Coal and the Whig party went together, though not always happily. The 2nd Marquis of Rockingham – twice a Whig Prime Minister – was the house’s most important owner. He was a lifelong advocate of the constitutional principles of the Glorious Revolution, a supporter of American independence and, like all Whig grandees, somewhat sybaritic. He was a famous race horse owner, commissioning Stubbs’ rearing portrait of Whistlejacket (now in the National Gallery).

Rockingham’s hobbies were actually paid for by investment in coal. Wentworth sits atop the excellent Barnsley Seam and it made his Fitzwilliam family very rich. Coal is unfashionable these days, but during the Industrial Revolution it gave Britain an essential competitive advantage: cheap energy.

However, this was also the house’s undoing. In 1947 Manny Shinwell, the Labour minister for fuel and power, fired up by the atrocious working conditions many miners endured, used war powers to order an open cast mine be dug around the house, destroying the Humphrey Repton park, its formal gardens, its lakes and trees. At the time, this was seen as an act of class spite and the family moved out a few years later. The sorry tale is documented in a book calledBlack Diamonds by Catherine Bailey.

The current owners, the Newbold family, clearly lack Whig-style wealth. They are pursuing a case against the Coal Authority which will be heard by the Land Tribunal next year. If successful, the Government would have to foot a £100m repair bill.

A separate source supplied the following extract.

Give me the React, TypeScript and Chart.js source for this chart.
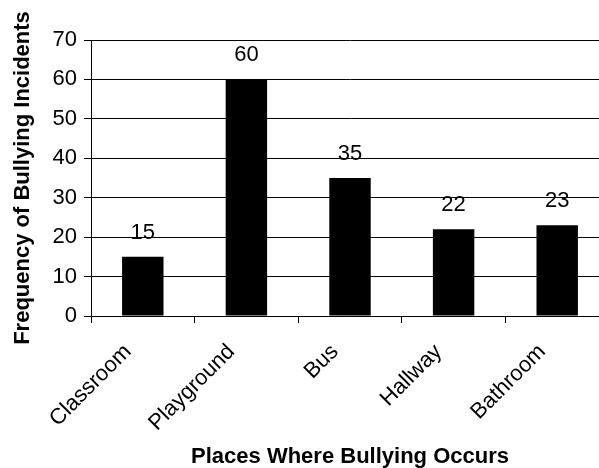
import React, { useEffect, useRef } from "react";
import { Chart, registerables } from "chart.js";

Chart.register(...registerables);

const categories = ["Classroom", "Playground", "Bus", "Hallway", "Bathroom"];
const frequencies = [15, 60, 35, 22, 23];
const yTicks = [0, 10, 20, 30, 40, 50, 60, 70];
const xTitle = "Places Where Bullying Occurs";
const yTitle = "Frequency of Bullying Incidents";

const FONT = "'Liberation Sans', Arial, Helvetica, sans-serif";

const valueLabels = {
  id: "valueLabels",
  afterDatasetsDraw(chart: any) {
    const ctx = chart.ctx;
    const meta = chart.getDatasetMeta(0);
    ctx.save();
    ctx.font = `22px ${FONT}`;
    ctx.fillStyle = "#000";
    ctx.textAlign = "center";
    ctx.textBaseline = "middle";
    meta.data.forEach((bar: any, i: number) => {
      ctx.fillText(String(frequencies[i]), bar.x, bar.y - 24);
    });
    ctx.restore();
  },
};

export default function App() {
  const ref = useRef<HTMLCanvasElement>(null);
  useEffect(() => {
    if (!ref.current) return;
    Chart.defaults.font.family = FONT;
    const chart = new Chart(ref.current, {
      type: "bar",
      data: {
        labels: categories,
        datasets: [
          {
            data: frequencies,
            backgroundColor: "#000",
            borderColor: "#000",
            borderWidth: 0,
            barPercentage: 0.4,
            categoryPercentage: 1,
          },
        ],
      },
      options: {
        responsive: false,
        animation: false,
        layout: { padding: { top: 40, left: 0, right: 0, bottom: 0 } },
        plugins: { legend: { display: false }, tooltip: { enabled: false } },
        scales: {
          x: {
            type: "category",
            offset: true,
            grid: {
              offset: true,
              drawOnChartArea: false,
              drawTicks: true,
              tickLength: 7,
              color: "#000",
            },
            border: { display: true, color: "#000", width: 1 },
            ticks: {
              minRotation: 45,
              maxRotation: 45,
              autoSkip: false,
              color: "#000",
              padding: 16,
              labelOffset: -15,
              font: { size: 22, family: FONT },
            },
            title: {
              display: true,
              text: xTitle,
              color: "#000",
              font: { size: 22, weight: "bold", family: FONT, lineHeight: 1 },
              padding: { top: 0, bottom: 0.5 },
            },
            afterFit(scale: any) {
              scale.height = 152;
            },
          },
          y: {
            min: 0,
            max: 70,
            afterBuildTicks(scale: any) {
              scale.ticks = yTicks.map((v) => ({ value: v }));
            },
            grid: { color: "#000", lineWidth: 1, drawTicks: true, tickLength: 7 },
            border: { display: true, color: "#000", width: 1 },
            ticks: {
              color: "#000",
              padding: 7,
              font: { size: 22, family: FONT },
            },
            title: {
              display: true,
              text: yTitle,
              color: "#000",
              font: { size: 22, weight: "bold", family: FONT, lineHeight: 1 },
              padding: { top: 11.5, bottom: 0 },
            },
            afterFit(scale: any) {
              scale.width = 91;
            },
          },
        },
      },
      plugins: [valueLabels],
    });
    return () => chart.destroy();
  }, []);

  return (
    <div
      style={{
        position: "fixed",
        left: 0,
        top: 0,
        width: 599,
        height: 468,
        overflow: "hidden",
        background: "#fff",
      }}
    >
      <canvas ref={ref} width={609} height={468} style={{ width: 609, height: 468, display: "block" }} />
    </div>
  );
}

With no private buyer, we should now hope that a Trust backed by SAVE, the conservation charity, the National Trust, the Duke of Devonshire, some descendants of the family, Sir Simon Jenkins and the architectural historian Marcus Binney are allowed to buy it. Their plan is to open it to the public and let out parts of it as apartments and to small businesses. Allowing it to tumble into one of Shinwell’s pits would not only be a tragedy, but a national embarrassment.

Time is of the essence. The £7m pledges of funding which SAVE has received from the Heritage Lottery fund and others are about to expire.

So here is an idea. The Coal Authority is an offshoot of the Department for Energy and Climate Change. Amber Rudd, the secretary of state, should admit that Shinwell was indeed responsible for an act of vandalism and compel the Authority to settle the case. In return she could demand that the house is refurbished as a celebration of the contributions that both Whiggery and coal mining made to our history. That would right an historic wrong, secure the future of this important building by providing some seed capital, potentially save public money and command widespread support. It would quite literally be a Northern Powerhouse. Over to you, Miss Rudd.